How much David McVicar's direction contributes to the sheer power and intensity that comes across in this production is hard to judge. The set itself is relatively straightforward, unadorned and more or less period. One directorial choice that goes against the original specifications is in how McVicar involves the Male and Female Chorus more in the action. Not quite interacting with it, but certainly having more of a presence, and this works well, as it is an important feature of the opera. If it's difficult to point to any specific directorial choice that evidently has an impact on the performance, what is clear nonetheless is the McVicar gets the mood exactly right and his direction of the singers and the acting is what ultimately makes this a truly great production.

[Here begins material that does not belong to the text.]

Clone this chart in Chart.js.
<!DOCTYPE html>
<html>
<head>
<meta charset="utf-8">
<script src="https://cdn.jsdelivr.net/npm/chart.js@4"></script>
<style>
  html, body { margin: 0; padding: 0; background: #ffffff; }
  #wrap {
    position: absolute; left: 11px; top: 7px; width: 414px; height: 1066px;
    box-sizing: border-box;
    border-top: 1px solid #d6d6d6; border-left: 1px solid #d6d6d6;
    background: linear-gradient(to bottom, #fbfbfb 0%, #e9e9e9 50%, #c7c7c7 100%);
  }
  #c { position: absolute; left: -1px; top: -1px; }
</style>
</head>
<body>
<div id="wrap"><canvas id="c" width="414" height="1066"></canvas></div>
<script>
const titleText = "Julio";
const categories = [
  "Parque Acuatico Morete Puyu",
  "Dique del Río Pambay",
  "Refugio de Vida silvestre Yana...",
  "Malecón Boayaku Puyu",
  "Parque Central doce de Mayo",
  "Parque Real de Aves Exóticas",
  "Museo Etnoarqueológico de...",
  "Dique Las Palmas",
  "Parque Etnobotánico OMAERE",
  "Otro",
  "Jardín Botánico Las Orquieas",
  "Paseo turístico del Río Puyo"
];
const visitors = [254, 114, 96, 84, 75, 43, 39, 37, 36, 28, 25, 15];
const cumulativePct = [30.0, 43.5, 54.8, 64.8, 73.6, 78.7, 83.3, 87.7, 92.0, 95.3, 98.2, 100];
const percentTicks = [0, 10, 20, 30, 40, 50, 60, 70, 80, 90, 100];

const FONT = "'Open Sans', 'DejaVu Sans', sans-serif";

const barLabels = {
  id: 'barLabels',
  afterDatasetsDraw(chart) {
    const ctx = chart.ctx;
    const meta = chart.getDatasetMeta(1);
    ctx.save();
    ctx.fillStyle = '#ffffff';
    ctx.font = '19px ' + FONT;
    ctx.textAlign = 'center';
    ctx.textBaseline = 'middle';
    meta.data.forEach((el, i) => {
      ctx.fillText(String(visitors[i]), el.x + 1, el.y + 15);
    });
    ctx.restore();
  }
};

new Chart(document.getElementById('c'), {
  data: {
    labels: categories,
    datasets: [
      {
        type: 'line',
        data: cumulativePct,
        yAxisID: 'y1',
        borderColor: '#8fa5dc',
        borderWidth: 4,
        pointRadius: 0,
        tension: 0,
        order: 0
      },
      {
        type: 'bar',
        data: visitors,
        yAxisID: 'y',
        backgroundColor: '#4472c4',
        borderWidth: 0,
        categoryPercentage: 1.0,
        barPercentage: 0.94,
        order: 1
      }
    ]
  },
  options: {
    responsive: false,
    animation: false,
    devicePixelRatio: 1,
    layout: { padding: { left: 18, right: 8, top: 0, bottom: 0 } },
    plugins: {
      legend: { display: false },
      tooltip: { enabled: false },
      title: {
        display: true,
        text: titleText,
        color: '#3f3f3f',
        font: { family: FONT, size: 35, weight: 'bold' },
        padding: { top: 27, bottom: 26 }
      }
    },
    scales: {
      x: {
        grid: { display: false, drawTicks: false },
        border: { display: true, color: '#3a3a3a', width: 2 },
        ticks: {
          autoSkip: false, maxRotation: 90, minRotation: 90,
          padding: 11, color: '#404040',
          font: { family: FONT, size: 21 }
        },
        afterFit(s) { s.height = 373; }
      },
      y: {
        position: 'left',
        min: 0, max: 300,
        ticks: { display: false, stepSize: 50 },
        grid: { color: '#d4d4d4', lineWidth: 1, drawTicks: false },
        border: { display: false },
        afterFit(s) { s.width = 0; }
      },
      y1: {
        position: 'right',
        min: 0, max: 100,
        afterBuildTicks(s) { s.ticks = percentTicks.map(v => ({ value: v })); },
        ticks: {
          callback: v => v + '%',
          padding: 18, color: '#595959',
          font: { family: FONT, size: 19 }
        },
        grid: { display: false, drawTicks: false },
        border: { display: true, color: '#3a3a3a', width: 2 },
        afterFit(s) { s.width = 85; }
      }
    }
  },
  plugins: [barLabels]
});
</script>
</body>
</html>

Which of course means that you need fine singers who can also act in order to do it justice. The cast here is great, although not all of them are in their prime. Sarah Connolly is still terrifically good, it's just that she's an even better singer now. Christopher Maltman too has also matured into a better singer, but he has always been a good actor is performance here is, if anything, just a little too creepy and disturbing. In this work however, that isn't a bad thing at all. John Mark Ainsley is at his best here as the Male Chorus and with Orla Boylan good as his counterpart, the Female Chorus. All the roles really are just terrific and the measure of the success of the production is that it's about as intense, well-sung, painfully well-acted performance of The Rape of Lucretia as you could wish for, a perfect match for Britten's remarkable score, which is revealed in all its brilliance here by Paul Daniels.